普通の人なら、自己破産を宣告して田舎で慎ましく暮らすところですが、ハンティントンは違いました。借金と、妻への愛の両方を「一括返済」するため、プロジェクト・チームを組み、警備が厳重なボルドーのワイン商の倉庫からブルゴーニュワインの逸品、18,600ケースを47分で強奪したのです。

この強奪シーンでは、ハンティントンが指揮を執ります。無線で「1918年以前のポマールは捨てておけ。クロ・ヴージョが先だ」とマニアックな指示を出します。この場面でドキドキワクワクする人は、ハンティントン同様、財政破綻の道をまっしぐらに進むワイン愛好家でしょう。

前半はジェームス・ボンド物みたいにスマートで色っぽくて浮世離れした展開ですが、後半は書き手が、レイモンド・チャンドラーか大薮春彦に変わったかと思うほど、弾丸が飛び交い、血生臭くなります。

ちなみに翻訳では、グラン・クリュに「大豊作」の訳語を当てるなど、ロアルド・ダールの『味』とよく似ています。1970年代、黎明期のワイン小説翻訳の苦労が偲ばれ、「大変だったんだろうなぁ」と感動するのは私だけではないでしょう。

パプ・クレマンは勝利の美酒

この小説の原題は『Arigato』で、日本語の「ありがとう」です。小説の最初と最後に登場する日本人の自衛官、藤川二佐に由来します。

藤川は、ハンティントン大佐がボルドーから強奪した高級ブルゴーニュの1万8千ケースを200万ポンドで買い取った上、結局、その200万ポンドもサイコロ博打で、巧妙に巻き上げてしまいます(表紙に描いた「1」と「6」の目のサイコロは、それを象徴しています)。ハンティントンは、大犯罪に手を染めた上、手に入れた大金をたった3分で摺ってしまうのです。

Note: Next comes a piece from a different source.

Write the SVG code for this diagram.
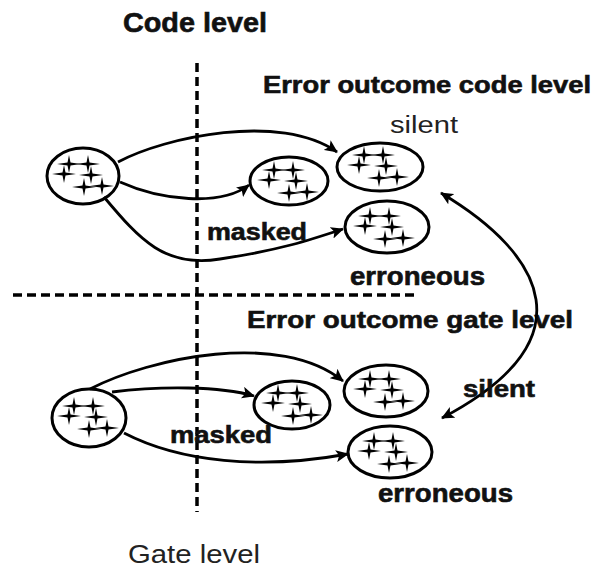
<svg xmlns="http://www.w3.org/2000/svg" xmlns:xlink="http://www.w3.org/1999/xlink" width="598" height="569" viewBox="0 0 598 569">
<style>
.bg{fill:#fff}
.node{fill:none;stroke:#000;stroke-width:3}
.edge{fill:none;stroke:#000;stroke-width:2.8}
.div{fill:none;stroke:#000;stroke-width:3.5;stroke-dasharray:9 5}
.b{font-family:"Liberation Sans",Arial,sans-serif;font-weight:bold;fill:#111;stroke:#111;stroke-width:0.6}
.r{font-family:"Liberation Sans",Arial,sans-serif;fill:#222}
</style>
<defs>
<marker id="ah" markerUnits="userSpaceOnUse" markerWidth="14" markerHeight="12" refX="12" refY="6" orient="auto-start-reverse">
<path d="M0,0 L13,6 L0,12 L3,6 Z" fill="#000"/>
</marker>
<path id="st" d="M0,-9 L1.5,-1.5 L12,0 L1.5,1.5 L0,9 L-1.5,1.5 L-12,0 L-1.5,-1.5 Z" fill="#000"/>
<g id="stars">
<use xlink:href="#st" x="-16" y="-11"/>
<use xlink:href="#st" x="3" y="-11"/>
<use xlink:href="#st" x="-21" y="-1"/>
<use xlink:href="#st" x="6" y="0"/>
<use xlink:href="#st" x="-1" y="12"/>
<use xlink:href="#st" x="17" y="11"/>
</g>
</defs>
<rect class="bg" width="598" height="569"/>
<g id="dividers">
<line class="div" x1="197" y1="63" x2="197" y2="512"/>
<line class="div" x1="13" y1="295" x2="417" y2="295"/>
</g>
<g id="labels">
<text class="b" x="123" y="32" font-size="27" textLength="144" lengthAdjust="spacingAndGlyphs">Code level</text>
<text class="b" x="263" y="93" font-size="24" textLength="328" lengthAdjust="spacingAndGlyphs">Error outcome code level</text>
<text class="r" x="390" y="133" font-size="23" textLength="68" lengthAdjust="spacingAndGlyphs">silent</text>
<text class="b" x="247" y="328" font-size="24" textLength="326" lengthAdjust="spacingAndGlyphs">Error outcome gate level</text>
<text class="r" x="128" y="563" font-size="25" textLength="132" lengthAdjust="spacingAndGlyphs">Gate level</text>
</g>
<g id="connectors">
<path class="edge" d="M118,162 C165,137 280,112 337,152" marker-end="url(#ah)"/>
<path class="edge" d="M120,182 C160,200 220,207 249,185" marker-end="url(#ah)"/>
<path class="edge" d="M104,197 C140,240 165,268 220,259 C280,250 310,240 343,229" marker-end="url(#ah)"/>
<path class="edge" d="M441,193 C545,255 590,340 442,418" marker-start="url(#ah)" marker-end="url(#ah)"/>
<path class="edge" d="M90,389 C150,358 280,330 343,381" marker-end="url(#ah)"/>
<path class="edge" d="M112,392 C160,386 220,386 254,396" marker-end="url(#ah)"/>
<path class="edge" d="M124,433 C180,462 260,470 348,454" marker-end="url(#ah)"/>
</g>
<g id="code-input">
<ellipse class="node" cx="83" cy="176" rx="36" ry="28"/>
<use xlink:href="#stars" x="85" y="175"/>
</g>
<g id="code-masked">
<ellipse class="node" cx="289" cy="181" rx="39" ry="24"/>
<use xlink:href="#stars" x="290" y="181"/>
<text class="b" x="207" y="240" font-size="23" textLength="100" lengthAdjust="spacingAndGlyphs">masked</text>
</g>
<g id="code-silent">
<ellipse class="node" cx="380" cy="167" rx="43" ry="24"/>
<use xlink:href="#stars" x="380" y="166"/>
</g>
<g id="code-erroneous">
<ellipse class="node" cx="387" cy="227" rx="42" ry="26"/>
<use xlink:href="#stars" x="386" y="227"/>
<text class="b" x="350" y="285" font-size="25" textLength="135" lengthAdjust="spacingAndGlyphs">erroneous</text>
</g>
<g id="gate-input">
<ellipse class="node" cx="89" cy="418" rx="37" ry="29"/>
<use xlink:href="#stars" x="90" y="417"/>
</g>
<g id="gate-masked">
<ellipse class="node" cx="292" cy="405" rx="38" ry="24"/>
<use xlink:href="#stars" x="294" y="404"/>
<text class="b" x="170" y="443" font-size="23" textLength="102" lengthAdjust="spacingAndGlyphs">masked</text>
</g>
<g id="gate-silent">
<ellipse class="node" cx="386" cy="391" rx="42" ry="26"/>
<use xlink:href="#stars" x="386" y="390"/>
<text class="b" x="463" y="397" font-size="23" textLength="72" lengthAdjust="spacingAndGlyphs">silent</text>
</g>
<g id="gate-erroneous">
<ellipse class="node" cx="390" cy="452" rx="42" ry="26"/>
<use xlink:href="#stars" x="390" y="452"/>
<text class="b" x="378" y="502" font-size="25" textLength="135" lengthAdjust="spacingAndGlyphs">erroneous</text>
</g>
</svg>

結局、「日本人が美味しいところをさらった。日本人にはかなわない」というのがオチです。原題の『Arigato』は、まさに藤川二佐の気持ち。藤川は、自分が大好きなパプ・クレマン1961年で乾杯したに違いありません。

25年前にこの小説を読んでから、私には、パプ・クレマンが「勝利の美酒」になりました。

ホラー小説の名手スティーブン・キング原作の映画『ミザリー』では、登場する人気作家ポール・シェルダンが、長編小説を1本書き上げるたびに、ドン・ペリニヨンを開け、自分への「ご褒美」にするシーンが印象的でした。

難しい目的を達成した時、毎回、同じワインでお祝いをしませんか?まだ、「祝福のワイン」が決まっていない場合、パプ・クレマンはいかがでしょうか?

「骨の髄までエレガント」と評されるパプ・クレマン。私には、ブドウではなく、深紅の薔薇の花を100ダース搾ったように思えます。